Tuesday, April 12, 2005
SCOTTSDALE, Ariz. — Twenty percent of newspaper stories researched about coverage of neurological diseases carried inaccuracies, overstated symptoms or stigmatizing terms, according to a joint study involving Mayo Clinic neurologists, Mayo Clinic College of Medicine and graduate students from the Walter Cronkite School of Journalism and Mass Communication at Arizona State University (ASU).
Among the study participants were Joseph I. Sirven, M.D., and Joseph F. Drazkowski, M.D., neurologists at Mayo Clinic. Their goal was to determine how well medical risks and treatment advances of neurological conditions are conveyed in U.S. newspaper articles. Their findings reveal that in general, coverage of the conditions did not always correlate with prevalence of the conditions - and that more collaboration is needed between journalists and neurologists to better educate consumers.
The study group researched The New York Times and eight regional newspapers with a circulation of at least 200,000 after entering 11 common medical keywords on neurology issues. After studying the 1,201 stories (with a potential reach of 6 million readers) that were found, they concluded that the most prevalent neurological conditions, such as migraine and head trauma, were among the least covered. Stories garnering the most coverage were conditions such as Alzheimer's disease and other dementias - with Parkinson's disease close behind.
Errors found involved overstating the symptoms of Parkinson's or communicating the effectiveness of therapies only tried in animals.
Stories on migraine headaches contained the most stigma bias, followed by Parkinson's, brain trauma and ALS. The source of stigmatizing language was first via the reporter (40 percent), followed by parents (15 percent), friends (15 percent), the patient (13 percent) and physicians (12 percent).
Diseases involving celebrities drove 14 percent of the stories, of which one-third dealt with the late Pope John Paul II's struggle with Parkinson's.
The study notes that a recent survey found that mass media are the second leading source of public information on neurology issues, with newspapers coming in number one - often spawning broadcast coverage as well.

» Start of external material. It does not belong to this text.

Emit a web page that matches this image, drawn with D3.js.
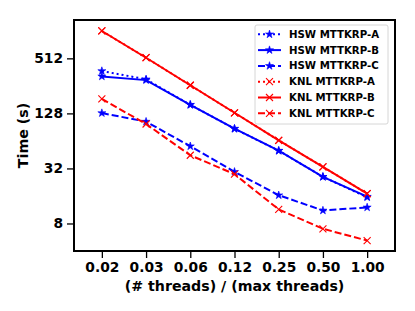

Mayo Clinic is a private group practice of medicine dedicated to providing diagnosis and treatment of patient illnesses through a systematic focus on individual patient needs. As a leading academic medical center in the Southwest, Mayo Clinic focuses on providing specialty and surgical care in more than 65 disciplines at its outpatient facility in north Scottsdale and at Mayo Clinic Hospital. The 208-licensed bed hospital is located at 56th Street and Mayo Boulevard (north of Bell Road) in northeast Phoenix, and provides inpatient care to support the medical and surgical specialties of the clinic, which is located at 134th Street and Shea Boulevard in Scottsdale.